To facilitate this task, we built the first open-domain code-switched conversation summarization dataset. This new corpus, named GupShup, contains over 6,800 Hindi-English code-switched conversations and corresponding human-annotated summaries in English and Hindi-English. We provide a thorough analysis of the dataset and the performance of various state-of-the-art abstractive summarization models for this task. We observed that mBART, which was pre-trained on data from multiple languages, obtained the best performance on automated evaluation metrics. We also performed a human evaluation of the model generated summaries. This experiment not only helped us evaluate and compare between different models, but also evaluate the quality of automated summary evaluation metrics. Our results show that ROGUE-based metrics and BLEURT were highly correlated with the human evaluation scores, but metrics like BERTScore and BLEU proved relatively ineffective for this task.

A sample conversation in English and the corresponding code-switched version in Hindi-English. Also included in this figure are summaries in both English and Hindi-English.
Figure 1: A sample conversation in English and the corresponding code-switched version in Hindi-English. Also included in this figure are summaries in both English and Hindi-English.

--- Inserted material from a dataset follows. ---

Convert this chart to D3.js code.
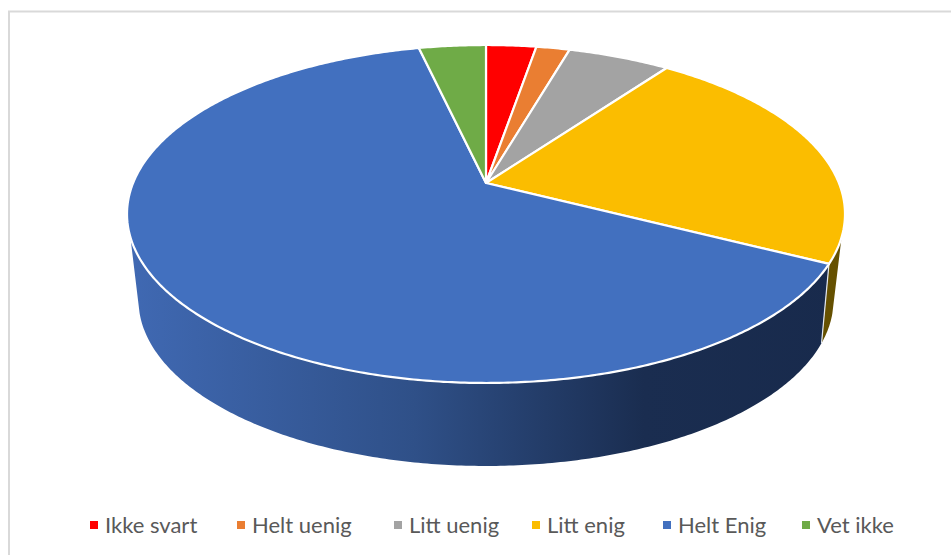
<!DOCTYPE html>
<html>
<head>
<meta charset="utf-8">
<script src="https://cdn.jsdelivr.net/npm/d3@7"></script>
<style>
    html, body { margin: 0; padding: 0; background: #fff; overflow: hidden; }
    text { font-family: Lato, "Open Sans", sans-serif; }
</style>
</head>
<body>
<div id="chart"></div>
<script>
// Chart data (percent)
const categories = ["Ikke svart", "Helt uenig", "Litt uenig", "Litt enig", "Helt Enig", "Vet ikke"];
const values = [2.7, 1.8, 5.5, 22.5, 63.9, 3.6];
const colors = ["#ff0000", "#ea7e32", "#a3a3a3", "#fbbd00", "#4270bf", "#6fab47"];
const sideColors = ["#7f0000", "#77401a", "#535353", "#655000", "#1a2d50", "#385723"];

// Legend layout
const legendX = [90, 237, 394, 532, 663, 802];

const width = 951, height = 555;

// Perspective of each disc: p tilts the plane, the rest places it on screen
const topDisc = {x: 486, y: 183, rx: 352.9, ry: 163.3, p: 0.1834};
const bottomDisc = {x: 486, y: 263.4, rx: 339, ry: 158, p: 0.22};

// Angles where the side wall leaves the silhouette
const wallRightTop = 108.2 * Math.PI / 180, wallRightBottom = 107.1 * Math.PI / 180;
const wallLeftTop = 251.8 * Math.PI / 180, wallLeftBottom = 252.9 * Math.PI / 180;

function project(disc, angle) {
    let u = Math.sin(angle), v = Math.cos(angle), w = 1 + disc.p * v;
    return [disc.x + disc.rx * u / w, disc.y - disc.ry * v / w];
}

function arcPoints(disc, a0, a1) {
    let n = Math.max(2, Math.ceil(Math.abs(a1 - a0) / 0.01));
    return d3.range(n + 1).map(i => project(disc, a0 + (a1 - a0) * i / n));
}

const svg = d3.select("#chart").append("svg")
    .attr("width", width)
    .attr("height", height);

const color = d3.scaleOrdinal().domain(categories).range(colors);
const sideColor = d3.scaleOrdinal().domain(categories).range(sideColors);
const pie = d3.pie().sort(null).value((d, i) => values[i]);
const slices = pie(categories);
const line = d3.line();

// Frame of the pasted picture
svg.append("path")
    .attr("d", "M9,555V11.5H951")
    .attr("fill", "none")
    .attr("stroke", "#d9d9d9")
    .attr("stroke-width", 2);

// Gradient on the big side wall
const grad = svg.append("defs").append("linearGradient")
    .attr("id", "wallGrad")
    .attr("gradientUnits", "userSpaceOnUse")
    .attr("x1", 127).attr("x2", 845).attr("y1", 0).attr("y2", 0);
grad.append("stop").attr("offset", "0%").attr("stop-color", "#4069b3");
grad.append("stop").attr("offset", "40%").attr("stop-color", "#2f5088");
grad.append("stop").attr("offset", "72%").attr("stop-color", "#1a2d50");
grad.append("stop").attr("offset", "100%").attr("stop-color", "#182a4c");

// Side walls, only the two slices facing the viewer show one
const yellow = slices[3], blue = slices[4];

svg.append("path")
    .attr("d", line(arcPoints(topDisc, wallRightTop, yellow.endAngle)
        .concat(arcPoints(bottomDisc, yellow.endAngle, wallRightBottom))) + "Z")
    .attr("fill", sideColor(yellow.data));

svg.append("path")
    .attr("d", line(arcPoints(topDisc, blue.startAngle, wallLeftTop)
        .concat(arcPoints(bottomDisc, wallLeftBottom, blue.startAngle))) + "Z")
    .attr("fill", "url(#wallGrad)");

// Edge between the two walls
svg.append("path")
    .attr("d", line([project(topDisc, yellow.endAngle), project(bottomDisc, yellow.endAngle)]))
    .attr("stroke", "#e4e8ef")
    .attr("stroke-width", 1.2)
    .attr("fill", "none");

// Top face
svg.append("g").selectAll("path")
    .data(slices)
    .enter().append("path")
    .attr("d", d => line([[topDisc.x, topDisc.y]].concat(arcPoints(topDisc, d.startAngle, d.endAngle))) + "Z")
    .attr("fill", d => color(d.data))
    .attr("stroke", "#fff")
    .attr("stroke-width", 2.2)
    .attr("stroke-linejoin", "round");

// Legend
const legend = svg.append("g").selectAll("g")
    .data(categories)
    .enter().append("g")
    .attr("transform", (d, i) => "translate(" + legendX[i] + ",0)");

legend.append("rect")
    .attr("y", 521)
    .attr("width", 8)
    .attr("height", 8)
    .attr("fill", d => color(d));

legend.append("text")
    .attr("x", 15)
    .attr("y", 533)
    .attr("font-size", 22)
    .attr("fill", "#595959")
    .text(d => d);
</script>
</body>
</html>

Why is this research notable? How will it help advance the state-of-the-art in the field?

Code-switching is an integral part of both written and spoken conversations for various multilingual communities around the world. It is commonly observed during interactions between peers who are fluent in multiple languages. For example, on the Indian subcontinent, it is common for people to alternate between English and other regional languages (e.g., Hindi) throughout the course of a single conversation. Developing models that can accurately process code-switched text is essential for the proliferation of NLP-based technologies to these communities, in addition to contributing toward the diversity and inclusivity of available language resources. However, building such models would require high-quality human-curated datasets. This is where our work comes into play.